The “spin-on” filters, on the other hand, consist of metal enclosures inside which the filtering element and the bypass valve are placed. These are secured to the baseplate by simple screwing and are not removable. When they need to be replaced, the filtering element and the bypass valve are changed at the same time. In many cases the position of the filter is such that when removing the filter, all the oil on it would come out due to the force of gravity. In order to prevent this from occurring, a special non-return valve with anti-leakage function is normally used.
In both cases, however, the pump channels and pushes the oil toward the filter, where it passes through the appropriate small holes laid out in a circle, entering the container that houses the filtering element that captures the impurities, allowing the cleaned oil (or diesel) to exit passing through a central hole.
The more the filter works, the more the filtering element inevitably gets clogged, trapping all of the above-mentioned particles and generating an increasing back pressure. To prevent it from reaching detrimental levels in the engine oil and lubricant oil filters, there are bypass valves which, if the pressure becomes too high, link the delivery with the return, thus letting the oil flow without passing through the cartridge. It is obvious that if this system is activated, the fluid flowing through the filter ceases to be cleaned.

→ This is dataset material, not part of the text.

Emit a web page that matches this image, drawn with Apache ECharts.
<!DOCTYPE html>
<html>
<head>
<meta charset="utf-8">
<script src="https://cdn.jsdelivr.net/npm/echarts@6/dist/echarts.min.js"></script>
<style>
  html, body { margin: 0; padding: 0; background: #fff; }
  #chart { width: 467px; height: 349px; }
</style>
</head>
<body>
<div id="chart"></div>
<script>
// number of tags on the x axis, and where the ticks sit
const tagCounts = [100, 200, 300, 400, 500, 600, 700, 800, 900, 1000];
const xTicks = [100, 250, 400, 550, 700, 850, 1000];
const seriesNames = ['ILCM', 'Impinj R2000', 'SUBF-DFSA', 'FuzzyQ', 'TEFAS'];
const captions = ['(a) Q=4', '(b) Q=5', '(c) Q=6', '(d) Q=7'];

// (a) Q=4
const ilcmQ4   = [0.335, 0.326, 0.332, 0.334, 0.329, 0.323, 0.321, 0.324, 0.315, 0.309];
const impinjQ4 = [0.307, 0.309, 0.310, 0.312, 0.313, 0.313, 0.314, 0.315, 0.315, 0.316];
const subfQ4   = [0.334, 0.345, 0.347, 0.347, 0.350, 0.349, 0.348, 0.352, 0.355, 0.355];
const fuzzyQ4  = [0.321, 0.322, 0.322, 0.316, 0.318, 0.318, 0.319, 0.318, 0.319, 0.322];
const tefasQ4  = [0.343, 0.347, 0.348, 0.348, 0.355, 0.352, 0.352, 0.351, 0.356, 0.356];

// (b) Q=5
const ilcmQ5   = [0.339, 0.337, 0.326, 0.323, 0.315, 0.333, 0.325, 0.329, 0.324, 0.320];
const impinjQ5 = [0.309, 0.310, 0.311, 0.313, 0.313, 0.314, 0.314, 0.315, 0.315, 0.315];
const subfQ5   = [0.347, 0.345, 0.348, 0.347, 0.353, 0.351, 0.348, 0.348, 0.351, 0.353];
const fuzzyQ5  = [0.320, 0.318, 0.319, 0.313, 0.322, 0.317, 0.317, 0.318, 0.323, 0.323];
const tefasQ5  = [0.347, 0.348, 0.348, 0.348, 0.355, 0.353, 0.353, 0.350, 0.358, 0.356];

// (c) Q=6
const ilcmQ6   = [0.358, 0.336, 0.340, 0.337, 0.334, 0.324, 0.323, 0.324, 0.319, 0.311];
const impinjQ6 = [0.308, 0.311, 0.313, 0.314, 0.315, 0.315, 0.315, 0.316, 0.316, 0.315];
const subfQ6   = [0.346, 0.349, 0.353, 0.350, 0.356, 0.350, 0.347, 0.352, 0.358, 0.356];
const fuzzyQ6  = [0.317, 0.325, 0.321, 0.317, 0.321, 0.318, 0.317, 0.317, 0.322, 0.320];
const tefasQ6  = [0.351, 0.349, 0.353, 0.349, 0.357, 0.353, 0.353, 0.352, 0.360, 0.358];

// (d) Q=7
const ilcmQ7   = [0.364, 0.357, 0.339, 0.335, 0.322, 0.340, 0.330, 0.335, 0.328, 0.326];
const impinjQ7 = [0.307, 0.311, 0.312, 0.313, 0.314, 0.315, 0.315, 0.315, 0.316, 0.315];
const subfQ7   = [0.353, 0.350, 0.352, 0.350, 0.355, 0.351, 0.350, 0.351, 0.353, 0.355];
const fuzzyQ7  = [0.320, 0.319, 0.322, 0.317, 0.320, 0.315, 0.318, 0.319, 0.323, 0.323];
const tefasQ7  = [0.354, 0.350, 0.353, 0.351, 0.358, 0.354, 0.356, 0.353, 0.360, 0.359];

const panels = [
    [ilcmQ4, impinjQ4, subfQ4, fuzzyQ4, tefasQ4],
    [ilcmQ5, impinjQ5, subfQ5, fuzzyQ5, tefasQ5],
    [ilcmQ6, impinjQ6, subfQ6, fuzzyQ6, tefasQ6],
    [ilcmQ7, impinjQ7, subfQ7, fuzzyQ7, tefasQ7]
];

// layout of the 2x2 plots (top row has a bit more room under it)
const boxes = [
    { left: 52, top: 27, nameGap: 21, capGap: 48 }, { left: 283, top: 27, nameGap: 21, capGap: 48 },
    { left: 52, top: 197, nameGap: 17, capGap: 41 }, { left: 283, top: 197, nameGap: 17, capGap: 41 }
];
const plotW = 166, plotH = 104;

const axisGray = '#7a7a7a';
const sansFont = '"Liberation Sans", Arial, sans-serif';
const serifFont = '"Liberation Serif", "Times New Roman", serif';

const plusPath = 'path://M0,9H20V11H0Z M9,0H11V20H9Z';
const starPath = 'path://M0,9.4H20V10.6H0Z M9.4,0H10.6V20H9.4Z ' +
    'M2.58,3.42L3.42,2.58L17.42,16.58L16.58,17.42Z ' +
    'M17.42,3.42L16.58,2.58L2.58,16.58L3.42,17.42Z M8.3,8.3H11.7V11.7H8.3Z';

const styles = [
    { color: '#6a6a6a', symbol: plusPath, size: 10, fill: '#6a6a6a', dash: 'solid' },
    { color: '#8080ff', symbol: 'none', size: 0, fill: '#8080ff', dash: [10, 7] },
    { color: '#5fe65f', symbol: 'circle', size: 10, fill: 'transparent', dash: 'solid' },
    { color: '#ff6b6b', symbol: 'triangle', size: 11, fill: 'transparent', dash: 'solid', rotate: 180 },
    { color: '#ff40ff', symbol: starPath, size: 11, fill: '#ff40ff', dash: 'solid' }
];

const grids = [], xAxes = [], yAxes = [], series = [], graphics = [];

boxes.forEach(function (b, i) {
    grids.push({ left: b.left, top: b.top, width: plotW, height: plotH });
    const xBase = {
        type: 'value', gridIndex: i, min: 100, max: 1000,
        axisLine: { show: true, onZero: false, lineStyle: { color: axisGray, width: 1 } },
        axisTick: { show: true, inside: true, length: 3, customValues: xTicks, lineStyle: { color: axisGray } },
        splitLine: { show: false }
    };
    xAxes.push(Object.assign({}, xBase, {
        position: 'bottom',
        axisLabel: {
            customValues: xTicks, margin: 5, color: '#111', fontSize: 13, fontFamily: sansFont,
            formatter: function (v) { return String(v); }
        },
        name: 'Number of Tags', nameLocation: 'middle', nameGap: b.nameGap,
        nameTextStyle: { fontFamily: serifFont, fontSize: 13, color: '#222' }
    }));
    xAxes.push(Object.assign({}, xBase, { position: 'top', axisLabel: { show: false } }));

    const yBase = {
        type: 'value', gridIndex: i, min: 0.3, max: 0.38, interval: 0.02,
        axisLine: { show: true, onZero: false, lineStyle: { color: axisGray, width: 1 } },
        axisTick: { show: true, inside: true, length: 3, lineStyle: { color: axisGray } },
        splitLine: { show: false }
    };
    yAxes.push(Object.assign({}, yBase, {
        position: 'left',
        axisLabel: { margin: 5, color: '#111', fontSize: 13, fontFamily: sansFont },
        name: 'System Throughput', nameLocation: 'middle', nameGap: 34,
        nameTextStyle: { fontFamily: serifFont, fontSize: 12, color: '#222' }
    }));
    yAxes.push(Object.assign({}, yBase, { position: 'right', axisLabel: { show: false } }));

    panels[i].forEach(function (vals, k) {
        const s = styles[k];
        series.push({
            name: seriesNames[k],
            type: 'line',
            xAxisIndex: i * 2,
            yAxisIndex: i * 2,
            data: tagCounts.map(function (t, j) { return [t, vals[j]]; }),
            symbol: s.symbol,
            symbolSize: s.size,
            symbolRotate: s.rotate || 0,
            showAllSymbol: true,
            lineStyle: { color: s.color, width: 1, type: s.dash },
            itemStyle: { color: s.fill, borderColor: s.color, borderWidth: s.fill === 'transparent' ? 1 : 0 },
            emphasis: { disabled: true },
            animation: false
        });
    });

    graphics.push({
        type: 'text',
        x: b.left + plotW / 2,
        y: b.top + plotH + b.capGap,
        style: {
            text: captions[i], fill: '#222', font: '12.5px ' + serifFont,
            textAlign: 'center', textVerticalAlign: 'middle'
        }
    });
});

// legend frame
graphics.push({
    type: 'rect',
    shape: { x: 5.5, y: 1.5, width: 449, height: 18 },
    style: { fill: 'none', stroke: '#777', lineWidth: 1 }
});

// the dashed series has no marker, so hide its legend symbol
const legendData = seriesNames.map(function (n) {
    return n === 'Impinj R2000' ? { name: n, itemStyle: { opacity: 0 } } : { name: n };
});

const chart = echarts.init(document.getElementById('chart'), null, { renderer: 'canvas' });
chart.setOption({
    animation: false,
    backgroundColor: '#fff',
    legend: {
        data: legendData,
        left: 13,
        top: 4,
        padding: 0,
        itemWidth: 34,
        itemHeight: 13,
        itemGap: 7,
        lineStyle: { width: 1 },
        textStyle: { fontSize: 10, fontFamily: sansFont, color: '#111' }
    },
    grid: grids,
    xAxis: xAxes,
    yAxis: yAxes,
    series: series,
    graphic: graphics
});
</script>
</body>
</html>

The filtering materials. Speaking of filters, it is easy to think of classic “nets” with very fine meshes working like a sieve to capture the particles with a system with a larger diameter than its meshes. Actually, the situation is much more complex. For filters used in agricultural machinery, the situation is somewhat different. There are no actual “meshes”, and the filtering material is made up of cellulose fibres arranged in a random way to form a highly porous structure, which is often impregnated with particular resins to make it more durable. Lately, cellulose fibres are increasingly replaced by synthetic fibres, which are characterized by a smaller average diameter of the gaps, and differentiated density multilayer structures are also being created more and more often. Filters that use “mixed” filtering materials are also very common today, consisting of a combination of cellulose and synthetic fibres, with the latter greatly contributing to their increased durability, chemical resistance to contaminants and mechanical strength.
The “accordion”. The particular accordion pleats of the material used to make the filter element helps provide a large filtration surface and small outer dimensions, ensuring a reduced resistance to the oil flow and a high useful life of the filter, due to the increased capacity for foreign material that can be embedded in the filter element before the flow resistance becomes excessive.